Rows from a dataset of charts and code:
** BEGIN **

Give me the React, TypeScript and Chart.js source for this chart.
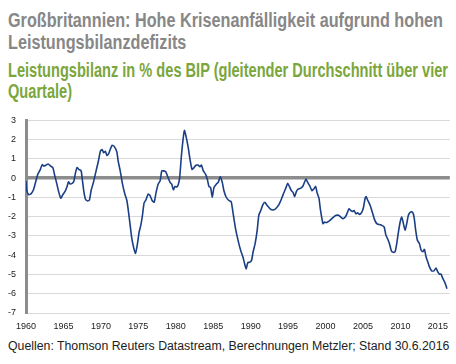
import React, { useEffect, useLayoutEffect, useRef } from "react";
import { Chart, registerables } from "chart.js";

Chart.register(...registerables);

const titleLines = ["Großbritannien: Hohe Krisenanfälligkeit aufgrund hohen", "Leistungsbilanzdefizits"];
const subtitleLines = ["Leistungsbilanz in % des BIP (gleitender Durchschnitt über vier", "Quartale)"];
const sourceText = "Quellen: Thomson Reuters Datastream, Berechnungen Metzler; Stand 30.6.2016";

const years = [
  1960.0, 1960.11, 1960.38, 1960.69, 1961.0, 1961.27, 1961.58, 1961.89, 1962.16, 1962.38, 1962.69, 1962.96,
  1963.22, 1963.58, 1963.8, 1964.02, 1964.33, 1964.64, 1964.91, 1965.22, 1965.49, 1965.67, 1965.89, 1966.16,
  1966.38, 1966.6, 1966.82, 1967.04, 1967.36, 1967.49, 1967.71, 1967.93, 1968.24, 1968.47, 1968.69, 1969.0,
  1969.36, 1969.67, 1969.93, 1970.16, 1970.38, 1970.6, 1970.82, 1971.04, 1971.22, 1971.49, 1971.76, 1972.0,
  1972.14, 1972.31, 1972.58, 1972.89, 1973.2, 1973.47, 1973.69, 1973.91, 1974.13, 1974.35, 1974.62, 1974.89,
  1975.11, 1975.33, 1975.55, 1975.77, 1976.04, 1976.31, 1976.57, 1976.84, 1977.11, 1977.37, 1977.64, 1977.91,
  1978.13, 1978.35, 1978.66, 1978.97, 1979.24, 1979.46, 1979.68, 1979.9, 1980.12, 1980.35, 1980.52, 1980.75,
  1980.97, 1981.15, 1981.37, 1981.63, 1981.9, 1982.17, 1982.43, 1982.7, 1982.97, 1983.23, 1983.41, 1983.68,
  1983.99, 1984.21, 1984.43, 1984.65, 1984.87, 1985.1, 1985.41, 1985.67, 1985.94, 1986.21, 1986.43, 1986.74,
  1987.09, 1987.4, 1987.63, 1987.98, 1988.34, 1988.65, 1988.96, 1989.18, 1989.4, 1989.62, 1989.85, 1990.11,
  1990.33, 1990.6, 1990.87, 1991.09, 1991.35, 1991.62, 1991.89, 1992.15, 1992.42, 1992.73, 1993.09, 1993.4,
  1993.75, 1994.11, 1994.42, 1994.73, 1994.95, 1995.17, 1995.44, 1995.66, 1995.88, 1996.1, 1996.33, 1996.64,
  1996.95, 1997.2, 1997.39, 1997.61, 1997.88, 1998.19, 1998.41, 1998.68, 1998.86, 1999.12, 1999.3, 1999.52,
  1999.65, 1999.88, 2000.1, 2000.41, 2000.72, 2001.07, 2001.43, 2001.74, 2002.05, 2002.32, 2002.63, 2002.85,
  2003.12, 2003.38, 2003.6, 2003.83, 2004.05, 2004.27, 2004.54, 2004.85, 2005.07, 2005.29, 2005.42, 2005.65,
  2005.96, 2006.27, 2006.53, 2006.84, 2007.2, 2007.51, 2007.82, 2008.04, 2008.31, 2008.53, 2008.8, 2009.06,
  2009.29, 2009.51, 2009.73, 2009.95, 2010.17, 2010.4, 2010.62, 2010.84, 2011.06, 2011.33, 2011.6, 2011.82,
  2012.04, 2012.26, 2012.53, 2012.75, 2012.97, 2013.2, 2013.42, 2013.64, 2013.86, 2014.17, 2014.48, 2014.75,
  2014.97, 2015.19, 2015.41, 2015.64, 2015.86, 2016.08, 2016.21,
];

const balance = [
  -0.15, -0.65, -0.86, -0.8, -0.6, -0.22, 0.2, 0.43, 0.7, 0.63, 0.68, 0.74,
  0.65, 0.55, 0.2, -0.14, -0.65, -1.04, -0.86, -0.68, -0.43, -0.19, -0.3, -0.27,
  -0.17, 0.26, 0.55, 0.46, 0.38, 0.03, -0.65, -1.08, -1.18, -1.13, -0.65, -0.22,
  0.38, 0.89, 1.4, 1.49, 1.32, 1.39, 1.18, 1.28, 1.46, 1.7, 1.66, 1.5,
  1.35, 0.89, 0.38, -0.31, -0.82, -1.16, -1.76, -2.45, -3.13, -3.56, -3.9, -3.39,
  -2.79, -2.45, -1.93, -1.28, -1.11, -0.82, -0.91, -1.16, -1.25, -0.74, -0.31, -0.14,
  0.38, 0.38, 0.33, 0.03, -0.22, -0.31, -0.6, -0.43, -0.46, -0.31, 0.03, 1.15,
  2.0, 2.48, 2.17, 1.66, 0.98, 0.46, 0.55, 0.67, 0.68, 0.6, 0.68, 0.38,
  0.2, -0.05, -0.43, -0.48, -0.99, -0.48, -0.31, -0.22, 0.09, -0.22, -0.65, -0.99,
  -1.16, -1.22, -1.76, -2.62, -3.27, -3.73, -4.08, -4.42, -4.71, -4.38, -4.37, -4.28,
  -3.82, -3.39, -2.71, -1.93, -1.68, -1.39, -1.25, -1.39, -1.51, -1.63, -1.64, -1.56,
  -1.39, -1.08, -0.77, -0.48, -0.27, -0.43, -0.65, -0.74, -0.96, -0.7, -0.57, -0.53,
  -0.43, -0.2, -0.05, -0.22, -0.39, -0.65, -0.57, -0.43, -0.74, -1.04, -1.59, -2.11,
  -2.36, -2.28, -2.31, -2.24, -2.14, -2.02, -1.93, -1.93, -2.02, -2.11, -2.02, -1.85,
  -1.59, -1.68, -1.73, -1.68, -1.85, -1.8, -1.88, -1.76, -1.51, -1.03, -0.96, -1.16,
  -1.42, -1.8, -2.14, -2.36, -2.41, -2.45, -2.53, -2.93, -3.17, -3.39, -3.78, -3.85,
  -3.82, -3.39, -2.8, -2.3, -2.02, -2.36, -2.71, -2.36, -1.93, -1.76, -1.76, -2.02,
  -2.71, -3.22, -3.39, -3.73, -3.82, -3.7, -4.08, -4.33, -4.59, -4.81, -4.81, -4.67,
  -4.85, -4.98, -4.98, -5.19, -5.36, -5.57, -5.74,
];

const yMin = -7;
const yMax = 3;
const xMin = 1960;
const xMax = 2016.6;

function FittedLines({ lines, target, top, color, lineHeight }: { lines: string[]; target: number; top: number; color: string; lineHeight: number }) {
  const boxRef = useRef<HTMLDivElement | null>(null);
  const firstRef = useRef<HTMLSpanElement | null>(null);
  useLayoutEffect(() => {
    if (!boxRef.current || !firstRef.current) return;
    const w = firstRef.current.getBoundingClientRect().width;
    if (w > 0) boxRef.current.style.transform = `scaleX(${target / w})`;
  }, []);
  return (
    <div
      ref={boxRef}
      style={{
        position: "absolute",
        left: 8,
        top,
        whiteSpace: "nowrap",
        transformOrigin: "0 0",
        fontFamily: "'Liberation Sans', Arial, sans-serif",
        fontWeight: "bold",
        fontSize: 19.5,
        lineHeight: `${lineHeight}px`,
        color,
      }}
    >
      <span ref={firstRef}>{lines[0]}</span>
      <br />
      <span>{lines[1]}</span>
    </div>
  );
}

export default function App() {
  const canvasRef = useRef<HTMLCanvasElement | null>(null);

  useEffect(() => {
    if (!canvasRef.current) return;
    const points = years.map((y, i) => ({ x: y, y: balance[i] }));
    const chart = new Chart(canvasRef.current, {
      type: "line",
      data: {
        datasets: [
          {
            data: points,
            borderColor: "#1b3f85",
            borderWidth: 1.6,
            pointRadius: 0,
            tension: 0.2,
            fill: false,
          },
        ],
      },
      options: {
        animation: false,
        responsive: false,
        maintainAspectRatio: false,
        layout: { padding: { left: 0, right: 4, top: 14, bottom: 0 } },
        plugins: { legend: { display: false }, tooltip: { enabled: false }, title: { display: false } },
        scales: {
          x: {
            type: "linear",
            min: xMin,
            max: xMax,
            grid: { display: false, drawTicks: false },
            border: { display: false },
            ticks: {
              stepSize: 5,
              includeBounds: false,
              autoSkip: false,
              maxRotation: 0,
              padding: 8,
              color: "#222",
              font: { family: "'Liberation Sans', Arial, sans-serif", size: 9 },
              callback: (v: any) => (Number(v) % 5 === 0 ? String(v) : ""),
            },
            afterFit: (s: any) => {
              s.height = 22;
            },
          },
          y: {
            min: yMin,
            max: yMax,
            grid: {
              drawTicks: false,
              color: (c: any) => (c.tick && c.tick.value === 0 ? "#8c8c8c" : "#d9d9d9"),
              lineWidth: (c: any) => (c.tick && c.tick.value === 0 ? 3.5 : 1),
            },
            border: { display: true, color: "#8c8c8c", width: 3 },
            ticks: {
              stepSize: 1,
              padding: 10,
              color: "#222",
              font: { family: "'Liberation Sans', Arial, sans-serif", size: 9 },
            },
            afterFit: (s: any) => {
              s.width = 26;
            },
          },
        },
      },
    });
    return () => chart.destroy();
  }, []);

  return (
    <div style={{ position: "fixed", left: 0, top: 0, width: 456, height: 364, background: "#fff", overflow: "hidden" }}>
      <FittedLines lines={titleLines} target={435} top={9} color="#878787" lineHeight={22} />
      <FittedLines lines={subtitleLines} target={440} top={60} color="#7aa63c" lineHeight={21} />
      <canvas ref={canvasRef} width={456} height={230} style={{ position: "absolute", left: 0, top: 105, width: 456, height: 230 }} />
      <div
        style={{
          position: "absolute",
          left: 8,
          top: 339,
          whiteSpace: "nowrap",
          fontFamily: "'Liberation Sans', Arial, sans-serif",
          fontSize: 12.3,
          lineHeight: "14px",
          color: "#222",
        }}
      >
        {sourceText}
      </div>
    </div>
  );
}
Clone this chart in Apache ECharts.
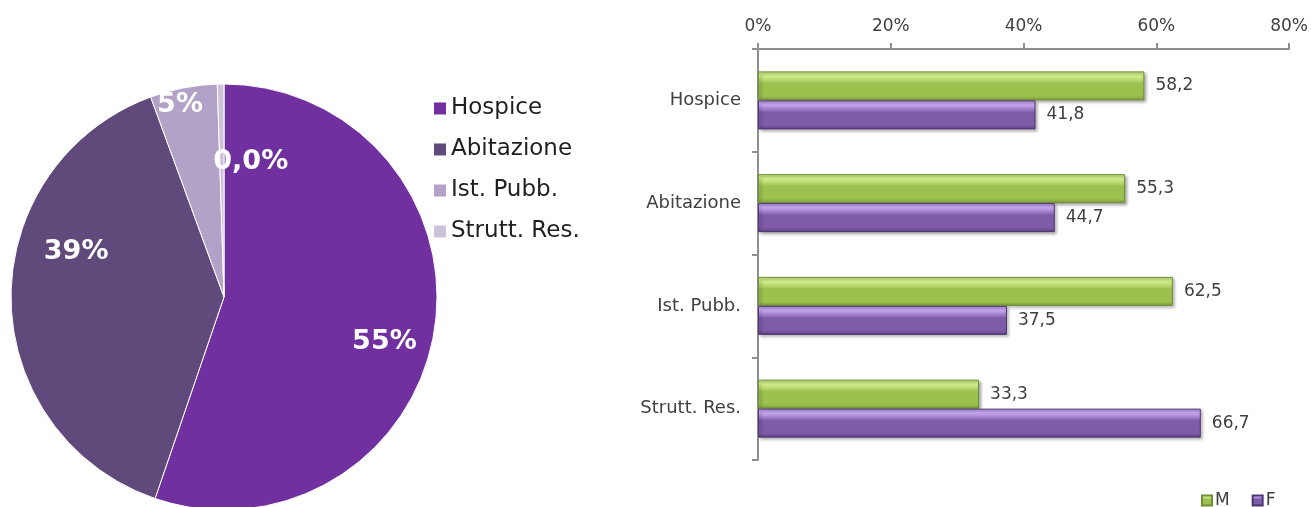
<!DOCTYPE html>
<html>
<head>
<meta charset="utf-8">
<script src="https://cdn.jsdelivr.net/npm/echarts@6/dist/echarts.min.js"></script>
<style>
html,body{margin:0;padding:0;background:#fff;}
#c{width:1311px;height:507px;}
</style>
</head>
<body>
<div id="c"></div>
<script>
// ---- data ----
const pieNames = ['Hospice', 'Abitazione', 'Ist. Pubb.', 'Strutt. Res.'];
const pieValues = [55.3, 39.2, 5.1, 0.5];
const pieLabels = ['55%', '39%', '5%', '0,0%'];
const pieColors = ['#7030A0', '#604A7B', '#B3A2C7', '#CCC1DA'];

const barCategories = ['Hospice', 'Abitazione', 'Ist. Pubb.', 'Strutt. Res.'];
const maleValues = [58.2, 55.3, 62.5, 33.3];
const femaleValues = [41.8, 44.7, 37.5, 66.7];
const xTicks = [0, 20, 40, 60, 80];

// label placement tuning (fraction of default radius, extra shifts)
const labelRadial = [1.55, 1.46, 1.87, 1.3];
const labelShiftX = [-7, 12, -5, 29];
const labelShiftY = [17, -47, 9, 7];

const FONT = 'DejaVu Sans';
const PIE_CX = 224, PIE_CY = 297, PIE_R = 213;

const chart = echarts.init(document.getElementById('c'));

function grad(top, light, mid, bottom) {
  return new echarts.graphic.LinearGradient(0, 0, 0, 1, [
    {offset: 0, color: top},
    {offset: 0.15, color: light},
    {offset: 0.42, color: mid},
    {offset: 0.85, color: mid},
    {offset: 1, color: bottom}
  ]);
}
const greenFill = grad('#bcdc6e', '#d6f291', '#9cc14f', '#7c9b3a');
const purpleFill = grad('#ab8cd8', '#cbabf5', '#7e5ca8', '#5c4180');

chart.setOption({
  animation: false,
  legend: [
    {
      orient: 'vertical',
      left: 429,
      top: 92,
      itemWidth: 12,
      itemHeight: 12,
      itemGap: 18,
      icon: 'rect',
      itemStyle: {borderWidth: 0},
      data: pieNames,
      textStyle: {fontFamily: FONT, fontSize: 23, color: '#1f1f1f'}
    },
    {
      orient: 'horizontal',
      left: 1196,
      top: 487,
      itemWidth: 10,
      itemHeight: 10,
      itemGap: 22,
      icon: 'rect',
      data: ['M', 'F'],
      textStyle: {fontFamily: FONT, fontSize: 17, color: '#404040', padding: [0, 0, 0, -2]}
    }
  ],
  grid: {left: 758, right: 21, top: 49, bottom: 47},
  xAxis: {
    type: 'value',
    position: 'top',
    min: 0,
    max: 80,
    interval: 20,
    axisLine: {show: true, lineStyle: {color: '#8f8f8f', width: 2}},
    axisTick: {show: true, length: 6, lineStyle: {color: '#8f8f8f', width: 2}},
    splitLine: {show: false},
    axisLabel: {
      margin: 14,
      fontFamily: FONT, fontSize: 17, color: '#404040',
      formatter: v => (xTicks.indexOf(v) >= 0 ? v + '%' : '')
    }
  },
  yAxis: {
    type: 'category',
    inverse: true,
    data: barCategories,
    axisLine: {show: true, lineStyle: {color: '#8f8f8f', width: 2}},
    axisTick: {show: true, length: 6, lineStyle: {color: '#8f8f8f', width: 2}},
    axisLabel: {margin: 17, fontFamily: FONT, fontSize: 18, color: '#404040'}
  },
  series: [
    {
      type: 'pie',
      center: [PIE_CX, PIE_CY],
      radius: [0, PIE_R],
      startAngle: 90,
      clockwise: true,
      avoidLabelOverlap: false,
      data: pieNames.map((n, i) => ({name: n, value: pieValues[i], itemStyle: {color: pieColors[i]}})),
      itemStyle: {borderColor: '#ffffff', borderWidth: 1},
      label: {
        show: true,
        position: 'inside',
        formatter: p => pieLabels[p.dataIndex],
        fontFamily: FONT,
        fontWeight: 'bold',
        fontSize: 27,
        color: '#ffffff'
      },
      labelLine: {show: false},
      labelLayout: function (p) {
        const r = p.labelRect;
        const lx = r.x + r.width / 2, ly = r.y + r.height / 2;
        const k = labelRadial[p.dataIndex];
        return {
          x: PIE_CX + (lx - PIE_CX) * k + labelShiftX[p.dataIndex],
          y: PIE_CY + (ly - PIE_CY) * k + labelShiftY[p.dataIndex],
          align: 'center',
          verticalAlign: 'middle'
        };
      }
    },
    {
      name: 'M',
      type: 'bar',
      data: maleValues,
      barWidth: 29,
      barGap: '0%',
      itemStyle: {
        color: greenFill,
        borderColor: '#6f8f35',
        borderWidth: 1,
        shadowColor: 'rgba(0,0,0,0.35)',
        shadowBlur: 3,
        shadowOffsetX: 2,
        shadowOffsetY: 2
      },
      label: {
        show: true, position: 'right', distance: 11,
        fontFamily: FONT, fontSize: 17, color: '#404040',
        formatter: p => String(p.value).replace('.', ',')
      }
    },
    {
      name: 'F',
      type: 'bar',
      data: femaleValues,
      barWidth: 29,
      barGap: '0%',
      itemStyle: {
        color: purpleFill,
        borderColor: '#4f3672',
        borderWidth: 1,
        shadowColor: 'rgba(0,0,0,0.35)',
        shadowBlur: 3,
        shadowOffsetX: 2,
        shadowOffsetY: 2
      },
      label: {
        show: true, position: 'right', distance: 11,
        fontFamily: FONT, fontSize: 17, color: '#404040',
        formatter: p => String(p.value).replace('.', ',')
      }
    }
  ]
});
</script>
</body>
</html>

** END **

**THE TASK**. Leave out the pictures, and copy only the lines from the one holding "Clone this chart in Apache ECharts." through the one holding "grad('#ab8cd8', '#cbabf5', '#7e5ca8', '#5c4180');", exactly as written.

**FULL RESPONSE**.
Clone this chart in Apache ECharts.
<!DOCTYPE html>
<html>
<head>
<meta charset="utf-8">
<script src="https://cdn.jsdelivr.net/npm/echarts@6/dist/echarts.min.js"></script>
<style>
html,body{margin:0;padding:0;background:#fff;}
#c{width:1311px;height:507px;}
</style>
</head>
<body>
<div id="c"></div>
<script>
// ---- data ----
const pieNames = ['Hospice', 'Abitazione', 'Ist. Pubb.', 'Strutt. Res.'];
const pieValues = [55.3, 39.2, 5.1, 0.5];
const pieLabels = ['55%', '39%', '5%', '0,0%'];
const pieColors = ['#7030A0', '#604A7B', '#B3A2C7', '#CCC1DA'];

const barCategories = ['Hospice', 'Abitazione', 'Ist. Pubb.', 'Strutt. Res.'];
const maleValues = [58.2, 55.3, 62.5, 33.3];
const femaleValues = [41.8, 44.7, 37.5, 66.7];
const xTicks = [0, 20, 40, 60, 80];

// label placement tuning (fraction of default radius, extra shifts)
const labelRadial = [1.55, 1.46, 1.87, 1.3];
const labelShiftX = [-7, 12, -5, 29];
const labelShiftY = [17, -47, 9, 7];

const FONT = 'DejaVu Sans';
const PIE_CX = 224, PIE_CY = 297, PIE_R = 213;

const chart = echarts.init(document.getElementById('c'));

function grad(top, light, mid, bottom) {
  return new echarts.graphic.LinearGradient(0, 0, 0, 1, [
    {offset: 0, color: top},
    {offset: 0.15, color: light},
    {offset: 0.42, color: mid},
    {offset: 0.85, color: mid},
    {offset: 1, color: bottom}
  ]);
}
const greenFill = grad('#bcdc6e', '#d6f291', '#9cc14f', '#7c9b3a');
const purpleFill = grad('#ab8cd8', '#cbabf5', '#7e5ca8', '#5c4180');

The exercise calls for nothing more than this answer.